Facts, Figures, & the Future (F3)
Fresh prepared foods are the sweet spot for time-starved, quality-seeking consumers - between choices of costlier restaurant meals and less-catchy, more laborious packaged goods.
The opportunity is so ripe that A.T. Kearney forecasts dollar sales of the $26 billion fresh prepared foods segment will grow at a 6%-7% compound annual growth rate (CAGR) through 2017, up from its 5%-6% CAGR in the 2007 to 2012 period. This will outpace the anticipated 2%-3% CAGR of retail grocery food and beverage, and the 3%-4% CAGR of foodservice between now and 2017, the consultancy predicts.
“Smaller households (singles, couples) and urban consumers in particular want healthier, fresh products with a value orientation. These consumers may lack cooking skills, or may not have the kitchen space for food storage and more elaborate food preparation,” says A.T. Kearney, in its joint white paper with Technomic, Fresh Prepared Foods: A Growth Driver For Your Company?
“Whereas restaurant menus have not changed substantially in recent years, upgrades in retailers’ fresh foods departments are more readily apparent to the consumer,” it adds.

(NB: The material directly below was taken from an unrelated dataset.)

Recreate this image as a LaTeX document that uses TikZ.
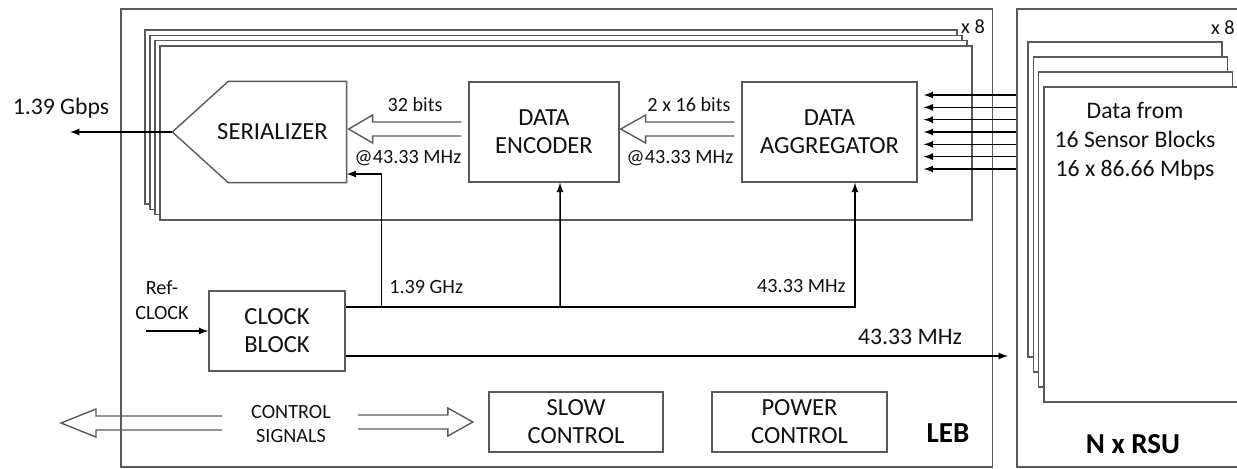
\documentclass[tikz,border=0pt]{standalone}
\usepackage{fontspec}
\setmainfont{Carlito}
\usetikzlibrary{calc}

\definecolor{edge}{HTML}{5A5A5A}
\definecolor{ink}{HTML}{111111}

% hollow arrow: tail, tip, head length
\newcommand{\fatarrow}[3]{%
  \draw[outline] let \p1=#1, \p2=#2, \n1={ifthenelse(\x1>\x2,1,-1)} in
    (\x1,{\y2+0.14cm}) -- ({\x2+(\n1)*#3},{\y2+0.14cm}) -- ({\x2+(\n1)*#3},{\y2+0.28cm}) -- (\x2,\y2)
    -- ({\x2+(\n1)*#3},{\y2-0.28cm}) -- ({\x2+(\n1)*#3},{\y2-0.14cm}) -- (\x1,{\y2-0.14cm});}

\begin{document}
\begin{tikzpicture}[x=0.02cm, y=-0.02cm,
    frame/.style={draw=edge, line width=0.9pt, inner sep=0pt, anchor=north west},
    card/.style={draw=edge, line width=0.8pt, fill=white},
    blk/.style={draw=edge, line width=0.8pt, inner sep=0pt, align=center, text=ink, font=\fontsize{14}{16}\selectfont},
    lbl/.style={inner sep=0pt, align=center, text=ink, font=\fontsize{11.5}{14.2}\selectfont},
    big/.style={inner sep=0pt, align=center, text=ink, font=\fontsize{13.5}{16.5}\selectfont},
    title/.style={inner sep=0pt, text=black, font=\bfseries\fontsize{16.5}{20}\selectfont},
    outline/.style={draw=edge, line width=0.8pt},
    sig/.style={line width=0.85pt, -latex}]

        \path[use as bounding box, clip] (0,0) rectangle (1237,468);

        % Boards
        \node[frame, minimum width=17.44cm, minimum height=9.17cm] (leb) at (120,8) {};
        \node[frame, minimum width=4.8cm, minimum height=9.17cm] (rsu) at (1016,8) {};

        % Stacked lanes on the LEB
        \foreach \k in {0,...,3}
            \draw[card] (145+5*\k,30+5.3*\k) rectangle ++(812,174);
        \node[lbl] (lanes) at (973,27) {x 8};

        % Stacked readout cards
        \foreach \k in {0,...,3}
            \draw[card] (1028+5.3*\k,42+15*\k) rectangle ++(194,315);
        \node[lbl, anchor=east] (cards) at (1235,28) {x 8};
        \node[big] (rsudata) at (1135,141) {Data from\\16 Sensor Blocks\\16 x 86.66 Mbps};

        % Blocks
        \node[blk, draw=none, minimum width=2.94cm, minimum height=2cm] (ser) at (272.5,132) {SERIALIZER};
        \coordinate (sertip) at ([xshift=-0.52cm]ser.west);
        \draw[outline] ([xshift=0.6cm]ser.north west) -- (ser.north east) -- (ser.south east)
            -- ([xshift=0.6cm]ser.south west) -- (sertip) -- cycle;
        \node[blk, minimum width=3cm, minimum height=2cm] (enc) at (544,132) {DATA\\ENCODER};
        \node[blk, minimum width=3.5cm, minimum height=2cm] (agg) at (829.5,132) {DATA\\AGGREGATOR};
        \node[blk, minimum width=2.72cm, minimum height=1.6cm] (clk) at (277,331) {CLOCK\\BLOCK};
        \node[blk, minimum width=3.48cm, minimum height=1.2cm] (slow) at (576,422) {SLOW\\CONTROL};
        \node[blk, minimum width=3.5cm, minimum height=1.2cm] (power) at (799.5,422) {POWER\\CONTROL};

        % Data path
        \fatarrow{([xshift=-0.14cm]agg.west)}{([xshift=0.02cm,yshift=0.06cm]enc.east)}{0.5cm}
        \fatarrow{([xshift=-0.14cm]enc.west)}{([xshift=0.04cm,yshift=0.06cm]ser.east)}{0.48cm}
        \node[lbl] (w32) at (415,105) {32 bits};
        \node[lbl] (f32) at (408,158) {@43.33 MHz};
        \node[lbl] (w16) at (689,105) {2 x 16 bits};
        \node[lbl] (f16) at (680,158) {@43.33 MHz};

        % Sensor inputs
        \foreach \i in {0,...,6}
            \draw[sig] ($(agg.east -| rsu.west)+(0,{(\i-3)*12.33})$) -- ($(agg.east)+(6,{(\i-3)*12.33})$);

        % Serial output
        \node[big] (gbps) at (61,108) {1.39 Gbps};
        \coordinate (out) at (70,132);
        \draw[sig] (sertip) -- (out);

        % Clock distribution
        \coordinate (clkup) at ([yshift=0.48cm]clk.east);
        \coordinate (clklo) at ([yshift=-0.5cm]clk.east);
        \draw[sig] (clkup) -| ([xshift=0.51cm]agg.south);
        \draw[sig] ($(clkup -| enc.south)+(16,0)$) -- ([xshift=0.32cm]enc.south);
        \draw[sig] ($(clkup)+(36,0)$) |- ([yshift=-0.84cm]ser.east);
        \draw[sig] (clklo) -- ($(clklo -| rsu.west)+(-8,0)$);
        \node[lbl, anchor=west] (fser) at (389,287) {1.39 GHz};
        \node[lbl, anchor=east] (fagg) at (846,286) {43.33 MHz};
        \node[big] (frsu) at (910,337) {43.33 MHz};

        % Reference clock
        \node[lbl] (ref) at (162,300) {Ref-\\CLOCK};
        \draw[sig] ($(clk.west)+(-62,0)$) -- (clk.west);

        % Control signals
        \node[lbl] (ctrl) at (291,424) {CONTROL\\SIGNALS};
        \coordinate (ctrlout) at (61,423);
        \fatarrow{([xshift=-0.58cm]ctrl.west)}{(ctrlout)}{0.7cm}
        \fatarrow{([xshift=0.54cm]ctrl.east)}{([xshift=-0.31cm]slow.west)}{0.5cm}

        % Board names
        \node[title] (lebname) at (948,433) {LEB};
        \node[title] (rsuname) at (1133,444) {N x RSU};
    \end{tikzpicture}
\end{document}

A separate study of select channels by NPD Group, The Retail Prepared Foods Market: Assessing the Competition, says food and drug stores account for 73% of the retail home meal replacement market, discount stores 21%, and wholesale clubs 6%. CREST data for the year ended May 2013 show the strongest traffic growth is in lunch and supper eating occasions. Over a five-year period from 2008 to 2013, lunch traffic grew by 29% to an absolute 20% share of all retail traffic for prepared foods eaten at home. Supper traffic grew by 9% to an absolute 35% share. By comparison, breakfast traffic grew by 2% to a 10% share, and snack traffic declined by 6% to a 36% share.
Millennials are a prime audience for retail prepared foods. Recent Acosta research shows that 78% of Millennials/Gen Yers brought some home vs. 68% of Gen Xers, 60% of Boomers and 57% of seniors within 30 days of being surveyed. Already, more than one in four shoppers (27%) go to the supermarket with the sole intent to pick up a prepared meal – and this trend is growing, says AlixPartners, noting households averaged 3.9 ‘away from home’ meals per month at the end of 2013 vs. 5.8 at the start of 2013.
Strong tailwinds behind the prepared foods trend should lead supermarkets to invest in programs with rotating recipes that include better-for-you ingredients, hometown favorites, chefs that are known locally, intense quality control, and perhaps commissary help, suggests F3. Hot chicken dominates sales of hot prepared foods in supermarket delis – and rotisserie birds comprise about half of the hot chicken purchases made, according to NPD Group data. Retailers often sell them in flavors, and cross-merchandise with hot and cold accompaniments, but F3 sees more potential for chicken in different forms because it mixes well with other foods and also carries other flavors well.
Retailers will need to do more than chicken well to keep Millennials and their nomadic taste buds satisfied, to be seen as restaurant quality – and to potentially use prepared foods as a springboard into catering.
And since fresh prepared foods have a “very short shelf life” and potential waste if unsold, retailers “require different supply chains focused on short shelf life, product turnover, optimized assortment, and target pricing,” states A.T. Kearney.